### Exercise goal
Your job is to retype all of the data word for word, leaving every image out.

### Material
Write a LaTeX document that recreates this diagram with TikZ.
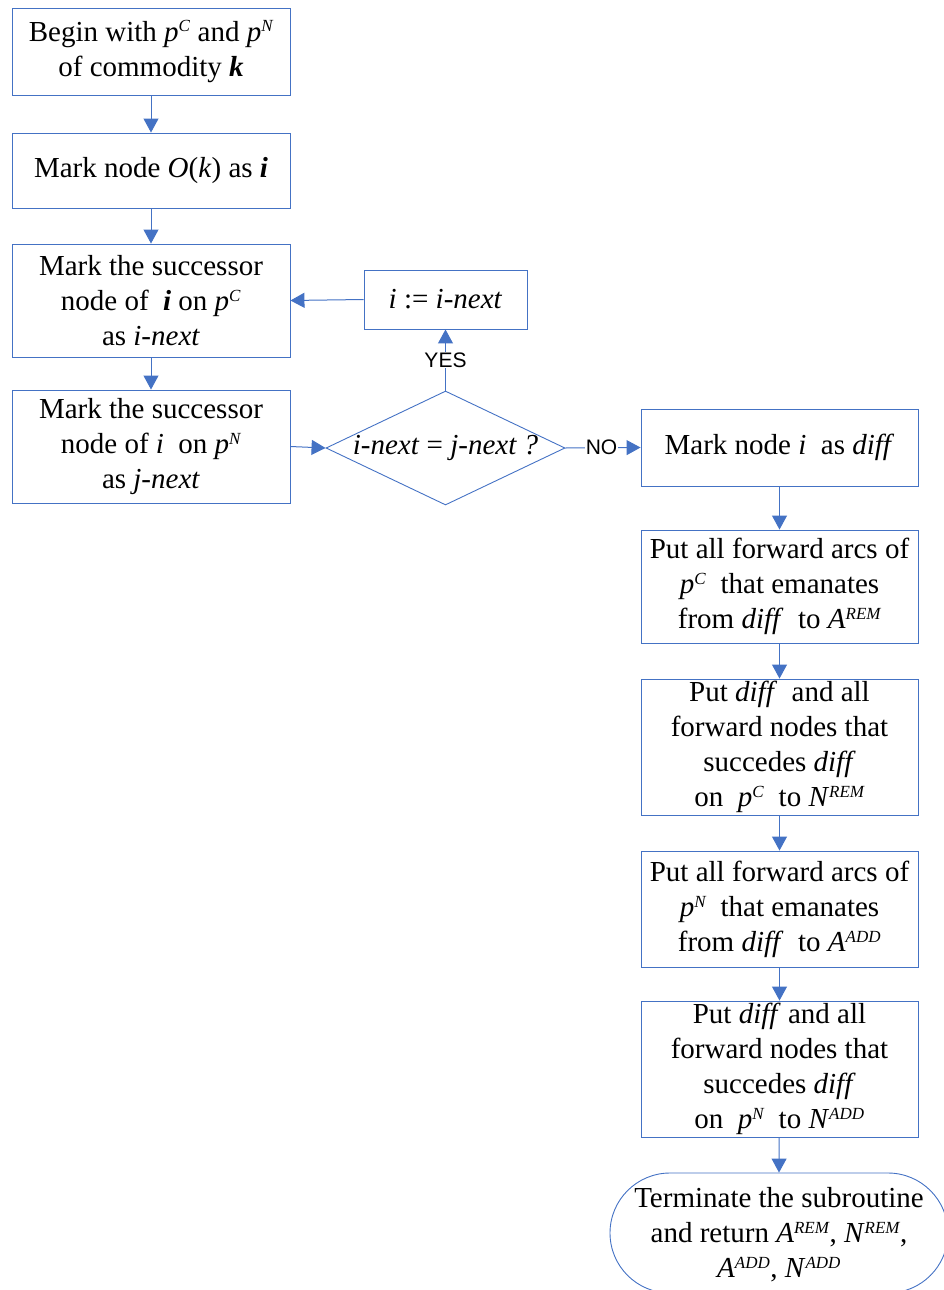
\documentclass[tikz,border=0pt]{standalone}
\usepackage{fontspec}
\setmainfont{Liberation Serif}
\newfontfamily\labelfont{Liberation Sans}
\usetikzlibrary{arrows.meta,shapes.geometric}
\definecolor{flowblue}{RGB}{68,114,196}
\newcommand\up[1]{\textsuperscript{\itshape\fontsize{17}{17}\selectfont #1}}
\newcommand\vi[1]{\textit{#1}}
\newcommand\vb[1]{\textbf{\textit{#1}}}
\begin{document}
\begin{tikzpicture}[x=1pt,y=-1pt,
  txt/.style={font=\fontsize{29}{35}\selectfont, align=center},
  box/.style={txt, draw=flowblue, line width=0.9pt, rectangle, inner sep=0pt},
  decision/.style={txt, draw=flowblue, line width=0.9pt, diamond, aspect=2.1, inner sep=0pt,
    minimum width=239pt, minimum height=114pt},
  term/.style={draw=flowblue, line width=0.9pt, rectangle, rounded corners=60pt, inner sep=0pt,
    minimum width=338pt, minimum height=120pt},
  flow/.style={draw=flowblue, line width=1pt, -{Triangle[length=14pt,width=15pt]}},
  answer/.style={font=\labelfont\fontsize{21}{22}\selectfont, fill=white, inner sep=1pt}
]
\useasboundingbox (0,0) rectangle (944,1290);

% left column
\node[box, minimum width=278pt, minimum height=87pt] (begin) at (151,51.5)
  {Begin with \vi{p}\up{C} and \vi{p}\up{N}\\ of commodity \vb{k}};
\node[box, minimum width=278pt, minimum height=75pt] (origin) at (151,170.5)
  {Mark node \vi{O}(\vi{k}) as \vb{i}};
\node[box, minimum width=278pt, minimum height=113pt] (succC) at (151,300.5)
  {Mark the successor\\ node of \ \vb{i} on \vi{p}\up{C}\\ as \vi{i-next}};
\node[box, minimum width=278pt, minimum height=113pt] (succN) at (151,446.5)
  {Mark the successor\\ node of \vi{i} \ on \vi{p}\up{N}\\ as \vi{j-next}};

% loop update and test
\node[box, minimum width=163pt, minimum height=59pt] (update) at (445.5,299.5)
  {\vi{i} := \vi{i-next}};
\node[decision] (test) at (445.5,448) {\vi{i-next} = \vi{j-next ?}};

% right column
\node[box, minimum width=277pt, minimum height=77pt] (diff) at (779.5,447.5)
  {Mark node \vi{i} \ as \vi{diff}};
\node[box, minimum width=277pt, minimum height=113pt] (arem) at (779.5,586.5)
  {Put all forward arcs of\\ \vi{p}\up{C} \ that emanates\\ from \vi{diff} \ to \vi{A}\up{REM}};
\node[box, minimum width=277pt, minimum height=136pt] (nrem) at (779.5,747)
  {Put \vi{diff} \ and all\\ forward nodes that\\ succedes \vi{diff}\\ on \ \vi{p}\up{C} \ to \vi{N}\up{REM}};
\node[box, minimum width=277pt, minimum height=116pt] (aadd) at (779.5,909)
  {Put all forward arcs of\\ \vi{p}\up{N} \ that emanates\\ from \vi{diff} \ to \vi{A}\up{ADD}};
\node[box, minimum width=277pt, minimum height=136pt] (nadd) at (779.5,1069)
  {Put \vi{diff} and all\\ forward nodes that\\ succedes \vi{diff}\\ on \ \vi{p}\up{N} \ to \vi{N}\up{ADD}};
\node[term] (stop) at (779,1233) {};
\node[txt] (stoptext) at (779,1235)
  {Terminate the subroutine\\ and return \vi{A}\up{REM}, \vi{N}\up{REM},\\ \vi{A}\up{ADD}, \vi{N}\up{ADD}};

% connectors
\draw[flow] (begin) -- (origin);
\draw[flow] (origin) -- (succC);
\draw[flow] (succC) -- (succN);
\draw[flow] (succN.east) -- (test.west);
\draw[flow] (update.west) -- (succC.east);
\draw[flow] (test.north) -- node[answer, pos=0.5] (yes) {YES} (update.south);
\draw[flow] (test.east) -- node[answer, pos=0.48] (no) {NO} (diff.west);
\draw[flow] (diff) -- (arem);
\draw[flow] (arem) -- (nrem);
\draw[flow] (nrem) -- (aadd);
\draw[flow] (aadd) -- (nadd);
\draw[flow] (nadd) -- (stop.north);
\end{tikzpicture}
\end{document}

### Solution to this exercise
Write a LaTeX document that recreates this diagram with TikZ.
\documentclass[tikz,border=0pt]{standalone}
\usepackage{fontspec}
\setmainfont{Liberation Serif}
\newfontfamily\labelfont{Liberation Sans}
\usetikzlibrary{arrows.meta,shapes.geometric}
\definecolor{flowblue}{RGB}{68,114,196}
\newcommand\up[1]{\textsuperscript{\itshape\fontsize{17}{17}\selectfont #1}}
\newcommand\vi[1]{\textit{#1}}
\newcommand\vb[1]{\textbf{\textit{#1}}}
\begin{document}
\begin{tikzpicture}[x=1pt,y=-1pt,
  txt/.style={font=\fontsize{29}{35}\selectfont, align=center},
  box/.style={txt, draw=flowblue, line width=0.9pt, rectangle, inner sep=0pt},
  decision/.style={txt, draw=flowblue, line width=0.9pt, diamond, aspect=2.1, inner sep=0pt,
    minimum width=239pt, minimum height=114pt},
  term/.style={draw=flowblue, line width=0.9pt, rectangle, rounded corners=60pt, inner sep=0pt,
    minimum width=338pt, minimum height=120pt},
  flow/.style={draw=flowblue, line width=1pt, -{Triangle[length=14pt,width=15pt]}},
  answer/.style={font=\labelfont\fontsize{21}{22}\selectfont, fill=white, inner sep=1pt}
]
\useasboundingbox (0,0) rectangle (944,1290);

% left column
\node[box, minimum width=278pt, minimum height=87pt] (begin) at (151,51.5)
  {Begin with \vi{p}\up{C} and \vi{p}\up{N}\\ of commodity \vb{k}};
\node[box, minimum width=278pt, minimum height=75pt] (origin) at (151,170.5)
  {Mark node \vi{O}(\vi{k}) as \vb{i}};
\node[box, minimum width=278pt, minimum height=113pt] (succC) at (151,300.5)
  {Mark the successor\\ node of \ \vb{i} on \vi{p}\up{C}\\ as \vi{i-next}};
\node[box, minimum width=278pt, minimum height=113pt] (succN) at (151,446.5)
  {Mark the successor\\ node of \vi{i} \ on \vi{p}\up{N}\\ as \vi{j-next}};

% loop update and test
\node[box, minimum width=163pt, minimum height=59pt] (update) at (445.5,299.5)
  {\vi{i} := \vi{i-next}};
\node[decision] (test) at (445.5,448) {\vi{i-next} = \vi{j-next ?}};

% right column
\node[box, minimum width=277pt, minimum height=77pt] (diff) at (779.5,447.5)
  {Mark node \vi{i} \ as \vi{diff}};
\node[box, minimum width=277pt, minimum height=113pt] (arem) at (779.5,586.5)
  {Put all forward arcs of\\ \vi{p}\up{C} \ that emanates\\ from \vi{diff} \ to \vi{A}\up{REM}};
\node[box, minimum width=277pt, minimum height=136pt] (nrem) at (779.5,747)
  {Put \vi{diff} \ and all\\ forward nodes that\\ succedes \vi{diff}\\ on \ \vi{p}\up{C} \ to \vi{N}\up{REM}};
\node[box, minimum width=277pt, minimum height=116pt] (aadd) at (779.5,909)
  {Put all forward arcs of\\ \vi{p}\up{N} \ that emanates\\ from \vi{diff} \ to \vi{A}\up{ADD}};
\node[box, minimum width=277pt, minimum height=136pt] (nadd) at (779.5,1069)
  {Put \vi{diff} and all\\ forward nodes that\\ succedes \vi{diff}\\ on \ \vi{p}\up{N} \ to \vi{N}\up{ADD}};
\node[term] (stop) at (779,1233) {};
\node[txt] (stoptext) at (779,1235)
  {Terminate the subroutine\\ and return \vi{A}\up{REM}, \vi{N}\up{REM},\\ \vi{A}\up{ADD}, \vi{N}\up{ADD}};

% connectors
\draw[flow] (begin) -- (origin);
\draw[flow] (origin) -- (succC);
\draw[flow] (succC) -- (succN);
\draw[flow] (succN.east) -- (test.west);
\draw[flow] (update.west) -- (succC.east);
\draw[flow] (test.north) -- node[answer, pos=0.5] (yes) {YES} (update.south);
\draw[flow] (test.east) -- node[answer, pos=0.48] (no) {NO} (diff.west);
\draw[flow] (diff) -- (arem);
\draw[flow] (arem) -- (nrem);
\draw[flow] (nrem) -- (aadd);
\draw[flow] (aadd) -- (nadd);
\draw[flow] (nadd) -- (stop.north);
\end{tikzpicture}
\end{document}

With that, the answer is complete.